Противоракетный щит над Москвой. История создания системы ПРО - Кисунько Григорий Васильевич. Страница 27
Вся эта жуткая лотерея разыгрывалась на моих глазах, и ее «работу» мне довелось наблюдать на судьбах людей нашего села и рабочего поселка.
Вспоминая отца и этих людей, я думал о том, что всегда буду хранить священную память о тех поколениях, которые в годы моих детства и юности возводили заводы, голодали, надрывались в работе, ютились в холостяцких и семейных бараках, в наспех, словно бы между делом слепленных халупах рабочих поселков. Я вспоминал мариупольских портовых грузчиков, которые, подтянув пояса на голодных животах, разгружали иностранные пароходы, привозившие станки для строящихся заводов, и загружали эти пароходы отборной украинской пшеницей.
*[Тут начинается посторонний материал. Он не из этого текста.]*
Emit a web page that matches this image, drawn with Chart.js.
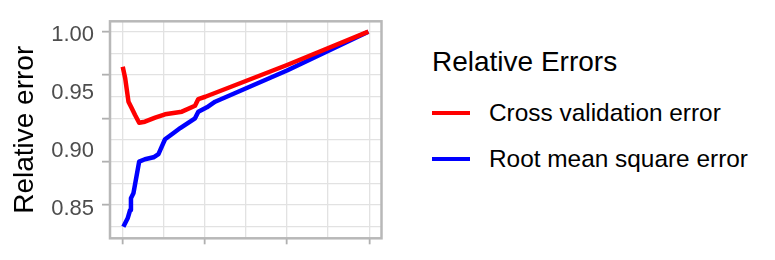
<!DOCTYPE html>
<html>
<head>
<meta charset="utf-8">
<title>Relative Errors</title>
<script src="https://cdn.jsdelivr.net/npm/chart.js@4"></script>
<style>
  body { margin: 0; background: #fff; font-family: "Liberation Sans", Arial, sans-serif; }
  #wrap { position: relative; width: 775px; height: 260px; }
  #chart-box { position: absolute; left: 0; top: 0; width: 400px; height: 260px; }
  .legend-title { position: absolute; left: 432px; top: 47.5px; font-size: 28px; line-height: 1; color: #000; white-space: nowrap; }
  .legend-key { position: absolute; left: 432px; width: 38px; height: 4px; }
  .legend-text { position: absolute; left: 489px; font-size: 24.4px; line-height: 1; color: #000; white-space: nowrap; }
</style>
</head>
<body>
<div id="wrap">
  <div id="chart-box"><canvas id="errors-chart"></canvas></div>
  <div id="legend"></div>
</div>
<script>
// series (x in plot units, grid every 10)
const cvX = [0, 0.6, 1.4, 2.2, 3.0, 4.0, 5.4, 7.9, 10.3, 14.4, 17.6, 18.4, 20.1, 40.0, 59.8];
const cvY = [0.9697, 0.9597, 0.9394, 0.9337, 0.9279, 0.9212, 0.9221, 0.9256, 0.9285, 0.9308, 0.9359, 0.9417, 0.9437, 0.9712, 1.0];
const rmseX = [0.15, 1.2, 1.8, 2.0, 2.6, 4.0, 5.4, 7.5, 8.7, 9.5, 10.3, 12.3, 14.0, 17.6, 18.4, 20.5, 22.5, 40.0, 59.8];
const rmseY = [0.8312, 0.8385, 0.8457, 0.8558, 0.8601, 0.8875, 0.8896, 0.8913, 0.8941, 0.9005, 0.9069, 0.9121, 0.9166, 0.9250, 0.9308, 0.9346, 0.9394, 0.9664, 1.0];

const seriesNames = ['Cross validation error', 'Root mean square error'];
const seriesColors = ['#ff0000', '#0000ff'];
const legendTitle = 'Relative Errors';

const xGridTicks = [0, 10, 20, 30, 40, 50, 60];
const yGridTicks = [0.83125, 0.85, 0.86875, 0.8875, 0.90625, 0.925, 0.94375, 0.9625, 0.98125, 1.0];
const yLabelTicks = [0.85, 0.90, 0.95, 1.00];

const toPoints = (xs, ys) => xs.map((x, i) => ({ x, y: ys[i] }));

const panelBorder = {
  id: 'panelBorder',
  afterDraw(chart) {
    const { ctx, chartArea: a } = chart;
    ctx.save();
    ctx.strokeStyle = '#b8b8b8';
    ctx.lineWidth = 2.5;
    ctx.strokeRect(a.left, a.top, a.right - a.left, a.bottom - a.top);
    ctx.restore();
  }
};

const yRange = { min: 0.8212, max: 1.0090 };

new Chart(document.getElementById('errors-chart'), {
  type: 'scatter',
  data: {
    datasets: [
      { label: seriesNames[0], data: toPoints(cvX, cvY), borderColor: seriesColors[0] },
      { label: seriesNames[1], data: toPoints(rmseX, rmseY), borderColor: seriesColors[1] },
    ].map((d) => ({ ...d, showLine: true, borderWidth: 4.5, pointRadius: 0, tension: 0, borderJoinStyle: 'round' })),
  },
  options: {
    responsive: true,
    maintainAspectRatio: false,
    animation: false,
    layout: { padding: { top: 21.3, right: 18.5, left: 0, bottom: 0 } },
    plugins: { legend: { display: false }, tooltip: { enabled: false } },
    scales: {
      x: {
        type: 'linear',
        min: -3.1,
        max: 63.0,
        afterBuildTicks: (s) => { s.ticks = xGridTicks.map((v) => ({ value: v })); },
        afterFit: (s) => { s.height = 21.7; },
        border: { display: false },
        grid: {
          color: '#e2e2e2',
          lineWidth: 1.3,
          tickLength: 6,
          tickWidth: 1.8,
          tickColor: (c) => (c.index % 2 === 0 ? '#b0b0b0' : 'rgba(0,0,0,0)'),
        },
        ticks: { callback: () => '' },
      },
      y: {
        position: 'left',
        weight: 1,
        ...yRange,
        afterBuildTicks: (s) => { s.ticks = yLabelTicks.map((v) => ({ value: v })); },
        afterFit: (s) => { s.width = 110; },
        border: { display: false },
        grid: { drawOnChartArea: false, tickLength: 8, tickColor: 'rgba(0,0,0,0)' },
        ticks: {
          color: '#4d4d4d',
          font: { family: '"Liberation Sans", Arial, sans-serif', size: 22 },
          padding: 8,
          labelOffset: 3.5,
          callback: (v) => v.toFixed(2),
        },
        title: {
          display: true,
          text: 'Relative error',
          color: '#000',
          font: { family: '"Liberation Sans", Arial, sans-serif', size: 28 },
          padding: { top: 8.2, bottom: 0 },
        },
      },
      yGrid: {
        position: 'left',
        weight: 0,
        ...yRange,
        afterBuildTicks: (s) => { s.ticks = yGridTicks.map((v) => ({ value: v })); },
        afterFit: (s) => { s.width = 0; },
        border: { display: false },
        grid: {
          color: '#e2e2e2',
          lineWidth: 1.3,
          tickLength: 8,
          tickWidth: 1.8,
          tickColor: (c) => (c.index % 2 === 1 ? '#b0b0b0' : 'rgba(0,0,0,0)'),
        },
        ticks: { display: false },
      },
    },
  },
  plugins: [panelBorder],
});

// legend on the right
const legend = document.getElementById('legend');
const keyTops = [110.7, 157.3];
const textTops = [101.3, 147];
legend.innerHTML = `<div class="legend-title">${legendTitle}</div>` + seriesNames
  .map((name, i) => `
    <div class="legend-key" style="top:${keyTops[i]}px;background:${seriesColors[i]}"></div>
    <div class="legend-text" style="top:${textTops[i]}px">${name}</div>
  `)
  .join('');
</script>
</body>
</html>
А в это время те, кто ее вырастил, умирали от голода, как и зэки-землекопы «Азовстали», которые прямо в котлованах падали и больше не поднимались.
Я вспоминал Мариуполь, который только что покинул, его заводы, бараки и халупы, думал о том времени, когда снесут все эти «нахаловки» и спецзоны, и вырастет обновленный красавец город. И неужели к этому все привыкнут, будут считать, что так было всегд, а и что нет в этом ничего особенного?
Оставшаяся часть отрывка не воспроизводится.